Opening on Cashel St on Thursday and Friday will be fashion stores Country Road, Trenery, and Witchery, with Seed Heritage on the Colombo St corner. Shoe store Andrea Biani and opticians OPSM will also open their doors. International fashion store H&M will open on Saturday on the corner of Cashel St and High St.
A FreshChoice supermarket, Black and White cafe, florist Bourbon Rose, Flight Centre and the Gift Store are already in business at the Lichfield St end of the complex.
Other tenants – Sunglass Hut, Stirling Women, Ruby, and Ivy Blu and Espresso Carwash – are being fitted out now and will open over the next few weeks. ASB Bank will have offices and a retail outlet in the complex, due to open in October.
Carter said other local and international retailers, including some 'big name' brands, would open progressively over the next few months.
British fashion store TopShop will open as part of stage two in the first quarter of next year.
Carter owned some of the site before the earthquakes, including the 1935 former Beaths department store building, and bought the rest of the land for the project.
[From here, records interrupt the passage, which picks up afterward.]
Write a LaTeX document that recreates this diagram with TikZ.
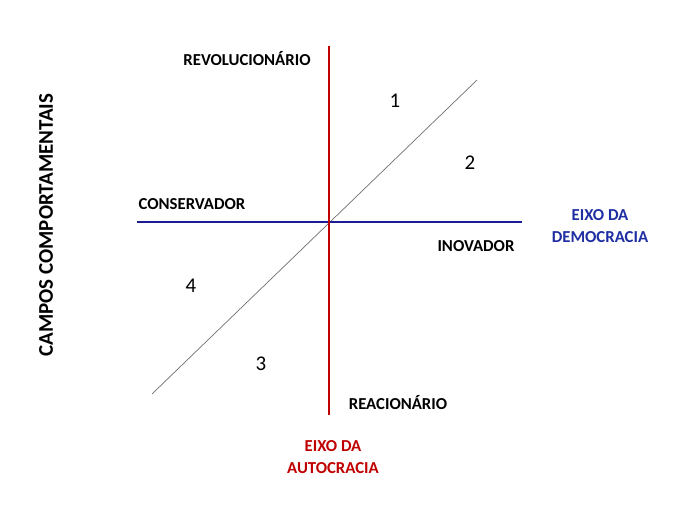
\documentclass[tikz,border=0pt]{standalone}
\usepackage{fontspec}
\setmainfont{Carlito}
\definecolor{axred}{HTML}{C00000}
\definecolor{axblue}{HTML}{1C1C96}
\definecolor{txblue}{HTML}{1F2EA3}
\definecolor{diag}{HTML}{707070}
\begin{document}
\begin{tikzpicture}[x=1bp,y=-1bp,
  lbl/.style={font=\bfseries\fontsize{16.8}{19}\selectfont, inner sep=0pt},
  num/.style={font=\fontsize{21}{23}\selectfont, inner sep=0pt},
  axlbl/.style={font=\bfseries\fontsize{16.8}{21.5}\selectfont, align=center, inner sep=0pt}]
\useasboundingbox[fill=white] (0,0) rectangle (680,510);
\coordinate (vt) at (329,46);
\coordinate (vb) at (329,415);
\coordinate (hl) at (137,222);
\coordinate (hr) at (522,222);
\coordinate (d1) at (152,394);
\coordinate (d2) at (477,80);
\draw[diag, line width=0.7bp] (d1) -- (d2);
\draw[axblue, line width=2.8bp] (hl) -- (hr);
\draw[axred, line width=2.8bp] (vt) -- (vb);
\node[lbl] (rev) at (247,59) {REVOLUCIONÁRIO};
\node[lbl] (cons) at (192,204) {CONSERVADOR};
\node[lbl] (inov) at (476,246) {INOVADOR};
\node[lbl] (reac) at (398,403) {REACIONÁRIO};
\node[num] (n1) at (395,101) {1};
\node[num] (n2) at (470,163) {2};
\node[num] (n3) at (261,364) {3};
\node[num] (n4) at (191,286) {4};
\node[axlbl, text=txblue] (dem) at (600,226) {EIXO DA\\DEMOCRACIA};
\node[axlbl, text=axred] (aut) at (333,457) {EIXO DA\\AUTOCRACIA};
\node[font=\bfseries\fontsize{21}{23}\selectfont, rotate=90, inner sep=0pt] (campos) at (46,225) {CAMPOS COMPORTAMENTAIS};
\end{tikzpicture}
\end{document}
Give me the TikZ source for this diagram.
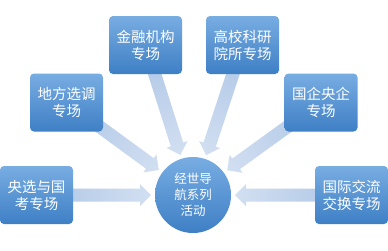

He originally hoped to have the complex open last year.
A feature of The Crossing will be artist Paul Dibble's 2008 sculpture Sleepwalker, a bronze figure based on the mythological character Maui.
Carter owns the work and previously kept it in the garden of his Clifton Hill property, which collapsed over the cliff in the earthquakes. After the sculpture fell 100 metres, thieves tried to cut it up to remove it but Carter managed to rescue and repair it.
It has now been cantilevered over one of The Crossing's lanes.
Carter said the sculpture was 'particularly personal' to him. It symbolised the city coming through a natural disaster stronger at the other side, he said.
The Crossing has 1.4 hectares of retail space, half a hectare of office space, and a multi-level car park, run by Wilson Parking, for 630 vehicles. About 200 workers have been on the site during construction.
Two other retail complexes, the ANZ Centre and the BNZ Centre, have already opened in the retail precinct. Under construction now are the Plymouth Lane complex and The Terrace, with the Riverside farmers market complex and the rebuild of the old Guthrey Centre yet to come.